● **Written exercise**
Pull out every line below that holds the word "diagram".

## BEGIN Records to use

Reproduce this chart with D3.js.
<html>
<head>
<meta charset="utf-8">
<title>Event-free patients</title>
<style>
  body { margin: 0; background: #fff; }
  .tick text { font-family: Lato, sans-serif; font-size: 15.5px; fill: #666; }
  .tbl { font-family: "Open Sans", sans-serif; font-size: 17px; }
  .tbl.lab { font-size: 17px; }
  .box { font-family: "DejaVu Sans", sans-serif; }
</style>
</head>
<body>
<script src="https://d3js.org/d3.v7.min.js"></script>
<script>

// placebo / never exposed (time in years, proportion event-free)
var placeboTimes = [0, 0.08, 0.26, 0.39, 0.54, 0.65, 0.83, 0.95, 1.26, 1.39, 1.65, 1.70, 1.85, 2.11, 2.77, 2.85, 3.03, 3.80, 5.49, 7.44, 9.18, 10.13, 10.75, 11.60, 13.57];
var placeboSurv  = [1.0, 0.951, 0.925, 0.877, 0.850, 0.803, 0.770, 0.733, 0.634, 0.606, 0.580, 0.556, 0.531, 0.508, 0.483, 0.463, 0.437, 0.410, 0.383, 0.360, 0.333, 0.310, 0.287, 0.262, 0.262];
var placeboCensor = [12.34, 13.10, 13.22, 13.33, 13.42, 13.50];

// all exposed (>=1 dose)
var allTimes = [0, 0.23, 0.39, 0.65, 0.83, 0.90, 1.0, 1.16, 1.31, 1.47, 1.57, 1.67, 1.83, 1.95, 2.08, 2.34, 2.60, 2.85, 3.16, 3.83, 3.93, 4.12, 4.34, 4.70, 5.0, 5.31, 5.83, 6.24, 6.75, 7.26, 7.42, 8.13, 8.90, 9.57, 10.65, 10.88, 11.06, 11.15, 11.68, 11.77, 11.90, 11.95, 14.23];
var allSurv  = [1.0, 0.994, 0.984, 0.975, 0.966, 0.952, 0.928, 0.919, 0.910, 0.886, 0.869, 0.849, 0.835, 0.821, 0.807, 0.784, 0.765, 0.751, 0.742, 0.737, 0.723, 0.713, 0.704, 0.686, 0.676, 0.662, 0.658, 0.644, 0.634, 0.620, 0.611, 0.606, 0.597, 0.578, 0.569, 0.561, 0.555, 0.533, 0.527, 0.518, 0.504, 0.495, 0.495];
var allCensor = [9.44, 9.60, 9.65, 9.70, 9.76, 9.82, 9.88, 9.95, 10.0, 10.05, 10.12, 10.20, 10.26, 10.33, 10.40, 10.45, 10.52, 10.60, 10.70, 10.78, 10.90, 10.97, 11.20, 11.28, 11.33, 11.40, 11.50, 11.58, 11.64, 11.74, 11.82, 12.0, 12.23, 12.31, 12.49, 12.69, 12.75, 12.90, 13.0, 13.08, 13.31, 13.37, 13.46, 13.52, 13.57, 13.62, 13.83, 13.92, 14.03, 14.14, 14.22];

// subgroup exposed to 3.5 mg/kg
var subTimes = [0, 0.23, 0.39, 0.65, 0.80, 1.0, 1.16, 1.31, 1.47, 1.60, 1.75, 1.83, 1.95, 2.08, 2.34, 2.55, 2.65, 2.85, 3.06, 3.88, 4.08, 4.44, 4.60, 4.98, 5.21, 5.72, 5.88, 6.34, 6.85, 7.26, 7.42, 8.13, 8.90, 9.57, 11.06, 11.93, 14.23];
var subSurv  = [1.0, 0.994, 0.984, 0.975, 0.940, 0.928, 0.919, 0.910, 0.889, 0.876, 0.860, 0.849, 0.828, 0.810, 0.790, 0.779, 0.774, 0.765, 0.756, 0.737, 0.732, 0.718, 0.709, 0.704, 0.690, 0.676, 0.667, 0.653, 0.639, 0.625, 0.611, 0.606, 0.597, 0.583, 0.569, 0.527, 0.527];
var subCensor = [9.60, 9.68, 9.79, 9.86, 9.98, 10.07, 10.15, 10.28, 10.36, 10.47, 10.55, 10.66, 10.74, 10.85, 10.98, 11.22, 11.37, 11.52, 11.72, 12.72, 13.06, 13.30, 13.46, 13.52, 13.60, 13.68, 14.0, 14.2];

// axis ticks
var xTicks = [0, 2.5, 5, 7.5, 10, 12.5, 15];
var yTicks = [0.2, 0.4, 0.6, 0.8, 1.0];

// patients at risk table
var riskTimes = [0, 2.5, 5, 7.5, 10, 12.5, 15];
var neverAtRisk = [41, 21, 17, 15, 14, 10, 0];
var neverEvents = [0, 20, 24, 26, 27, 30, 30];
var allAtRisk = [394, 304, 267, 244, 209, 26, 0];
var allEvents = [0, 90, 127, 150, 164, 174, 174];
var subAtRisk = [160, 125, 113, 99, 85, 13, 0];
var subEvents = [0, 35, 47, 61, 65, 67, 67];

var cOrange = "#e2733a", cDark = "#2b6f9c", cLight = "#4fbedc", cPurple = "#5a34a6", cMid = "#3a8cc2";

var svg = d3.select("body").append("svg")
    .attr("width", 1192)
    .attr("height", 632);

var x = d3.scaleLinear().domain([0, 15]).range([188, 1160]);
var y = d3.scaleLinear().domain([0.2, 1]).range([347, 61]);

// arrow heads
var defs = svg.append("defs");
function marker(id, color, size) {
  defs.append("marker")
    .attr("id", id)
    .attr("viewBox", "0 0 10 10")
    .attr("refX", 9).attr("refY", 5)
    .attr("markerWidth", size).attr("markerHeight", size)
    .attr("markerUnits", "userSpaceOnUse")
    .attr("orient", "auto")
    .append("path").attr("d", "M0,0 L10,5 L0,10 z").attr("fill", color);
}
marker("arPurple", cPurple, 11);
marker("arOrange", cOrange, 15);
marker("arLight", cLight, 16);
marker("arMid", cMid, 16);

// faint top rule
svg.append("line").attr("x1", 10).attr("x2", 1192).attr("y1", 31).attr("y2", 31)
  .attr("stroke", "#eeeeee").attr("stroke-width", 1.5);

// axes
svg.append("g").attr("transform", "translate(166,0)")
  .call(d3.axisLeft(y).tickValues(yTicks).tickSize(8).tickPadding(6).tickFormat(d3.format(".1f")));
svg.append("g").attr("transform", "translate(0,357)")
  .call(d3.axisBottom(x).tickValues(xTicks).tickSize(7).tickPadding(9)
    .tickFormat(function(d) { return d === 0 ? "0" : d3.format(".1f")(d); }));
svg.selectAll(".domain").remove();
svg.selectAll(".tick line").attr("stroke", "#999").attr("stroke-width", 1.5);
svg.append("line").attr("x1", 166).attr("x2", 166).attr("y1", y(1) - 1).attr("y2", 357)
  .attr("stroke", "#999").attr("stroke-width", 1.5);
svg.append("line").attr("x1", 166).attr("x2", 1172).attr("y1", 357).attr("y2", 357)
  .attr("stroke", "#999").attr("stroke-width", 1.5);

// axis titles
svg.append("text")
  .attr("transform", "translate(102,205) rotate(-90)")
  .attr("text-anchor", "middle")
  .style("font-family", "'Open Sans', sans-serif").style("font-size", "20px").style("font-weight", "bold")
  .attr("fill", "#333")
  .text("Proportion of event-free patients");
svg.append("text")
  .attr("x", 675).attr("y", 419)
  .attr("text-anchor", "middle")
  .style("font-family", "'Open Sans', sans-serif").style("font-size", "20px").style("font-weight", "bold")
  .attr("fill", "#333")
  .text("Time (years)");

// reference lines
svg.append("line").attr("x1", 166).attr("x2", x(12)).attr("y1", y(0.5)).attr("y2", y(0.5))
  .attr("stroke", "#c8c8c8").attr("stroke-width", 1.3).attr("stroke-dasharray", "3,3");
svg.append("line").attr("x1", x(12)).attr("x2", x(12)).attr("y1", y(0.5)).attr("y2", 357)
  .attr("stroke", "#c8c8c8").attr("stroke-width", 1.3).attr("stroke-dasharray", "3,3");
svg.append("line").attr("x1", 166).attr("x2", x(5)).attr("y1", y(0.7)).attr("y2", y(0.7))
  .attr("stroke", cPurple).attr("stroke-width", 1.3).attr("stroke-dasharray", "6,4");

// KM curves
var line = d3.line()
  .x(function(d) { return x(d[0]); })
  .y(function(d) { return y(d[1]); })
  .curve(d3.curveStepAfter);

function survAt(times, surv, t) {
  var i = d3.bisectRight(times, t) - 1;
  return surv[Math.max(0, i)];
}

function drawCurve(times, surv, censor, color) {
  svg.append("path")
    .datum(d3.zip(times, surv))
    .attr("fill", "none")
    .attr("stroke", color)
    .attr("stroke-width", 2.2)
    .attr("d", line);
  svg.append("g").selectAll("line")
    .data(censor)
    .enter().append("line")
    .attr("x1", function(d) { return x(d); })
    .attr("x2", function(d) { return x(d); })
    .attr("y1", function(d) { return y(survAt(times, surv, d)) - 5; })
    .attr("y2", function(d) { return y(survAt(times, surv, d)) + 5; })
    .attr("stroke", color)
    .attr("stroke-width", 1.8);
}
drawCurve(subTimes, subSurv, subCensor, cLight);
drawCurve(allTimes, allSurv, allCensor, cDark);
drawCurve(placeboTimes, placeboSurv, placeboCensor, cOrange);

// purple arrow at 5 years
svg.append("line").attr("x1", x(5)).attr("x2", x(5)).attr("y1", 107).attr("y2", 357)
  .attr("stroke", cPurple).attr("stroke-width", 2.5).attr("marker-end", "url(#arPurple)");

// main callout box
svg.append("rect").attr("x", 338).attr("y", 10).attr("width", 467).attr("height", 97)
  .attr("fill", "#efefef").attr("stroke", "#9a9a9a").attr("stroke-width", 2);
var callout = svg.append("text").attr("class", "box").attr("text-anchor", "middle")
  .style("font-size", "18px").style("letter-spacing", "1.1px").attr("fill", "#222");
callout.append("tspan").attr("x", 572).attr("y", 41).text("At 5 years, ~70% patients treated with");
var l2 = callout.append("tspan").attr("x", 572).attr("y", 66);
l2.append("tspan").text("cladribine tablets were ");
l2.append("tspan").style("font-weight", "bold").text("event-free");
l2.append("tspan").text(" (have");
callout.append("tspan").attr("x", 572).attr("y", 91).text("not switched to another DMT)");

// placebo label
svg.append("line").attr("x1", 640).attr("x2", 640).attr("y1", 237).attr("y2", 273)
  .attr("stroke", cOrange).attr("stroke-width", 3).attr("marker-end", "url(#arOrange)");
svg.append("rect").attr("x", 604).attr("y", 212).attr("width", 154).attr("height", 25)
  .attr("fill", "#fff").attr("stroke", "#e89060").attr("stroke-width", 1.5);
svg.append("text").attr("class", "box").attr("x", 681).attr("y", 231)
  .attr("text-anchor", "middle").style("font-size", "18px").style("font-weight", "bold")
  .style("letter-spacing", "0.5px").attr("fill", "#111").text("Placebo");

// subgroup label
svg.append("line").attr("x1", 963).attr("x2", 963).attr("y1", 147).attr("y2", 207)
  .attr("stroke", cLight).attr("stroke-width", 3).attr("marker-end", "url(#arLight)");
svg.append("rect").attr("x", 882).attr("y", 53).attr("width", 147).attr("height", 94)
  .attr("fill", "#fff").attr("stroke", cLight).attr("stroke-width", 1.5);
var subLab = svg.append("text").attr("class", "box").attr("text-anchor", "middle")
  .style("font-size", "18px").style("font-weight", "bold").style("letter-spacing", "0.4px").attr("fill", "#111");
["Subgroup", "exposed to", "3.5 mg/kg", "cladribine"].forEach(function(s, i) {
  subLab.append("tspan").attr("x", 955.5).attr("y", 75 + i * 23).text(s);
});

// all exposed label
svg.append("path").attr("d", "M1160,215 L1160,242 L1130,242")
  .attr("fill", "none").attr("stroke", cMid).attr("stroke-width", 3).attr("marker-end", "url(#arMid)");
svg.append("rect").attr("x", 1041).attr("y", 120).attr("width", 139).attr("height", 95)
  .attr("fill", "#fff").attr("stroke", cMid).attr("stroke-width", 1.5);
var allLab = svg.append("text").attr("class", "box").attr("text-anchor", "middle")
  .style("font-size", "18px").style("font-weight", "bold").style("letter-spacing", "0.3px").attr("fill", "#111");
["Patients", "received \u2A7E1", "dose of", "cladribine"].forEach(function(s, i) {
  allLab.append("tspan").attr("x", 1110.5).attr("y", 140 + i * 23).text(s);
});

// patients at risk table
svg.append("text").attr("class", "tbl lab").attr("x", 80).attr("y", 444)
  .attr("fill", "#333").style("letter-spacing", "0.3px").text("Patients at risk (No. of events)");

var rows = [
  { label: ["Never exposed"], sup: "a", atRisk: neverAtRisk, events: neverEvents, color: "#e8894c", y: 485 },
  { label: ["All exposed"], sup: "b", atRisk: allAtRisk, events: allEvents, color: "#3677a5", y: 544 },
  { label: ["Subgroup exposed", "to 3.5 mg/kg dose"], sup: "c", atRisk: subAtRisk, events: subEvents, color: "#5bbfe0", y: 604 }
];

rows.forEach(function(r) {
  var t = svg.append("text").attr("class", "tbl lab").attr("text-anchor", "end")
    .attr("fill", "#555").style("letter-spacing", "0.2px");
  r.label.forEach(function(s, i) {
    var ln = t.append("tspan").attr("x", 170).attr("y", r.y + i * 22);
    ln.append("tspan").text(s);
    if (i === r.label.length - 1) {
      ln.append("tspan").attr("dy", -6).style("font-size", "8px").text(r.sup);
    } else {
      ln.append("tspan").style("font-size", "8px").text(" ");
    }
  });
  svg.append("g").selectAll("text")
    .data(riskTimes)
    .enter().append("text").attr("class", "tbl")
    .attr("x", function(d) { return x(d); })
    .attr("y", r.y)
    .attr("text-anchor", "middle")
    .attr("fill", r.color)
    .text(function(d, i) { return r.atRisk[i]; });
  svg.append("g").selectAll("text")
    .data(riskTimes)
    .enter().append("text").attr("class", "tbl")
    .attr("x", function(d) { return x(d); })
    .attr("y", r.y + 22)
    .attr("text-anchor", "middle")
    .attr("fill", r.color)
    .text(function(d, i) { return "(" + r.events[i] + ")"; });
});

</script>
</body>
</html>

## END Records to use
## BEGIN Records to use

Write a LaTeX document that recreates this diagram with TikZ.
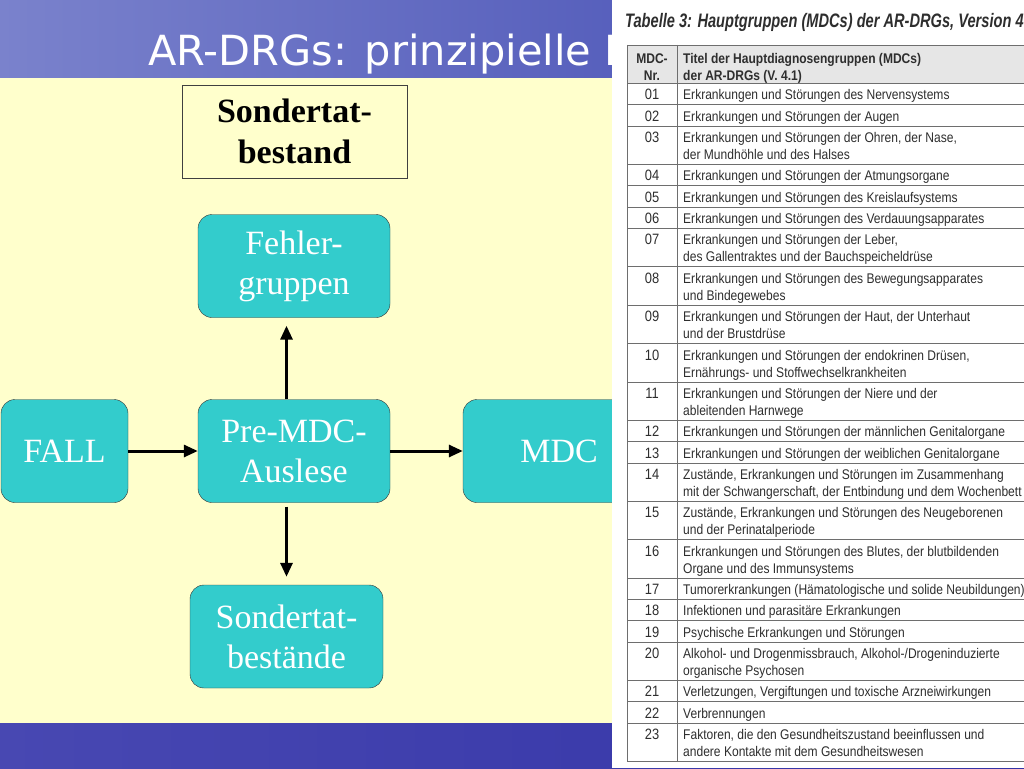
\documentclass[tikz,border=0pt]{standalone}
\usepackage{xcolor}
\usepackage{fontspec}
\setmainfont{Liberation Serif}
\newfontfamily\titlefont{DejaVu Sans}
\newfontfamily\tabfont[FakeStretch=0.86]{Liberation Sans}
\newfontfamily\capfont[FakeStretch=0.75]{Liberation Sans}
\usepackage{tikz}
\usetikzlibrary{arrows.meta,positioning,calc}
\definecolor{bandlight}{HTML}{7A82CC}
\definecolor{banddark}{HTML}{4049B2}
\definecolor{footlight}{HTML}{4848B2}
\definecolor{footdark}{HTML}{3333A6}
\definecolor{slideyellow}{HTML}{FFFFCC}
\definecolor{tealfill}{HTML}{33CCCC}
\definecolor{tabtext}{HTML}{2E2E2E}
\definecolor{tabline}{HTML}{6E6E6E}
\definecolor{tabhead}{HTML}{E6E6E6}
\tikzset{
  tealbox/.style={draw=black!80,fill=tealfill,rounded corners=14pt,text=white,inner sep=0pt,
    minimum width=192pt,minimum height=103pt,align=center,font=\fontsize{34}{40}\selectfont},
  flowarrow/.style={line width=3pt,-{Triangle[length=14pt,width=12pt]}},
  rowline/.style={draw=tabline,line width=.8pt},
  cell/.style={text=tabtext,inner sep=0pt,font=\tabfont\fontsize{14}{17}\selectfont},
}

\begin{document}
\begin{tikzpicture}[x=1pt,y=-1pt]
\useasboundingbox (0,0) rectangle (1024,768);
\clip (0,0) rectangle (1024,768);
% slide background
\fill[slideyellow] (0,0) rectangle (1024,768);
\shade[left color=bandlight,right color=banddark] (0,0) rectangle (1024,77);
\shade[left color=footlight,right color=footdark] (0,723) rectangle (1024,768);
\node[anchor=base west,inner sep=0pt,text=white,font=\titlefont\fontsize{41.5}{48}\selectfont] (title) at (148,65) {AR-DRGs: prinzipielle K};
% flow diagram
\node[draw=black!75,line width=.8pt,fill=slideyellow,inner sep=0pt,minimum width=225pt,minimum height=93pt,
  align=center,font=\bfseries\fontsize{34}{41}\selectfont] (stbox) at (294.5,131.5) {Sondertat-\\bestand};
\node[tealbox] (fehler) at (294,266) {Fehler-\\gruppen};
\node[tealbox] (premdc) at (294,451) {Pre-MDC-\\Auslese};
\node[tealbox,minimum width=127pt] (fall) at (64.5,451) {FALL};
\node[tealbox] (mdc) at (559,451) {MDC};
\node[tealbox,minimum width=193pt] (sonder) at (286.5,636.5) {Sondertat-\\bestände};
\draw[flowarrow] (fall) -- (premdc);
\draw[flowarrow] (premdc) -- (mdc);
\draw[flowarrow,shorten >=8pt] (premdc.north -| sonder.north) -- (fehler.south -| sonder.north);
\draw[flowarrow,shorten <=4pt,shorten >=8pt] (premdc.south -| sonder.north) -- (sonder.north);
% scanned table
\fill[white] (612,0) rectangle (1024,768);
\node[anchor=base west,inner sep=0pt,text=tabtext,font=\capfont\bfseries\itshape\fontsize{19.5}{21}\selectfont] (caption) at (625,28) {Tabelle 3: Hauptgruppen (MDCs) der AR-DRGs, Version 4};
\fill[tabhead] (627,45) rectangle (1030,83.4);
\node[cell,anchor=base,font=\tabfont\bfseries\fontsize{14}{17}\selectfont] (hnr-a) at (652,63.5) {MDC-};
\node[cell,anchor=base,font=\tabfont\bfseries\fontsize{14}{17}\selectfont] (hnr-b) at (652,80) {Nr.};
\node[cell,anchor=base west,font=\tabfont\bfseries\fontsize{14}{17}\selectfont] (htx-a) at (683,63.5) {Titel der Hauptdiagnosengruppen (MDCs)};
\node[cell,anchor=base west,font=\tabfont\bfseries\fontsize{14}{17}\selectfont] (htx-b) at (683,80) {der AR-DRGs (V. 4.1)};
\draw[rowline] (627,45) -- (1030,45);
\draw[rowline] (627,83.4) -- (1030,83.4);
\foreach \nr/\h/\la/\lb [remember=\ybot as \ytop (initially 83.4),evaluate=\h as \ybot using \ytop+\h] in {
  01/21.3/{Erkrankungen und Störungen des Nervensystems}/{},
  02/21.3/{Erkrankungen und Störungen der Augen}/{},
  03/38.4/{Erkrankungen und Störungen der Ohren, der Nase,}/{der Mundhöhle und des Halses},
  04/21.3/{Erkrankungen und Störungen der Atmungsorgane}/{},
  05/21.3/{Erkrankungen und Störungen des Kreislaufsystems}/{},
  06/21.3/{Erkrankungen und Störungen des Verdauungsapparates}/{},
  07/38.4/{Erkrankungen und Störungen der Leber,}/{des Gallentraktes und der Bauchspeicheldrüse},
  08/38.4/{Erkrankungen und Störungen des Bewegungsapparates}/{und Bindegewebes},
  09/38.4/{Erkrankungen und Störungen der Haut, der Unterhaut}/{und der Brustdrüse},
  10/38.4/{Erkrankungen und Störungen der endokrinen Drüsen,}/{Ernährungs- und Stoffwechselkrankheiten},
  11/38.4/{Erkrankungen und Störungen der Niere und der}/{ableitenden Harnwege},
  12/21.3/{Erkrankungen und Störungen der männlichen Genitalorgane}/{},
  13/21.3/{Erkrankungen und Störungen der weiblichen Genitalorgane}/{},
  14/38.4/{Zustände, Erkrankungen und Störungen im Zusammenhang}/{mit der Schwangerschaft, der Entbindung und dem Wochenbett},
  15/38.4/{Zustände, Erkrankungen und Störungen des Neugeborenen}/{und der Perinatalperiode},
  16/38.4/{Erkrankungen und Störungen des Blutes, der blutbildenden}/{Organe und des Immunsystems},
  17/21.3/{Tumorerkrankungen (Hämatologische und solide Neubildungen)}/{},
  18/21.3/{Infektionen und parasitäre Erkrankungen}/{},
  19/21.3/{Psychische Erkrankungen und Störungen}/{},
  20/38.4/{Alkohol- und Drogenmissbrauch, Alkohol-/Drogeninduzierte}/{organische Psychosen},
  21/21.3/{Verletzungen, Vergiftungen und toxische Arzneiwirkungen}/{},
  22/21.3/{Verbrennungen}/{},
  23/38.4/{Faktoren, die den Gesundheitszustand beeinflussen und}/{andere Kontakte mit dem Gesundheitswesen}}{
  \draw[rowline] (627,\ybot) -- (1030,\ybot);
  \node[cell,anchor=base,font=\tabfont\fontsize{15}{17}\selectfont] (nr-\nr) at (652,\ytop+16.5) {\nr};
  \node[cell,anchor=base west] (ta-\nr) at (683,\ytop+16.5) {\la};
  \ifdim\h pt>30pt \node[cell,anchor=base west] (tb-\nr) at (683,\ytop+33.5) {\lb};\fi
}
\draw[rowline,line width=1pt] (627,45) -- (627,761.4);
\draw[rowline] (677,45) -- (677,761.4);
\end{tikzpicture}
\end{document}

## END Records to use

● **Task solution**
Write a LaTeX document that recreates this diagram with TikZ.
% flow diagram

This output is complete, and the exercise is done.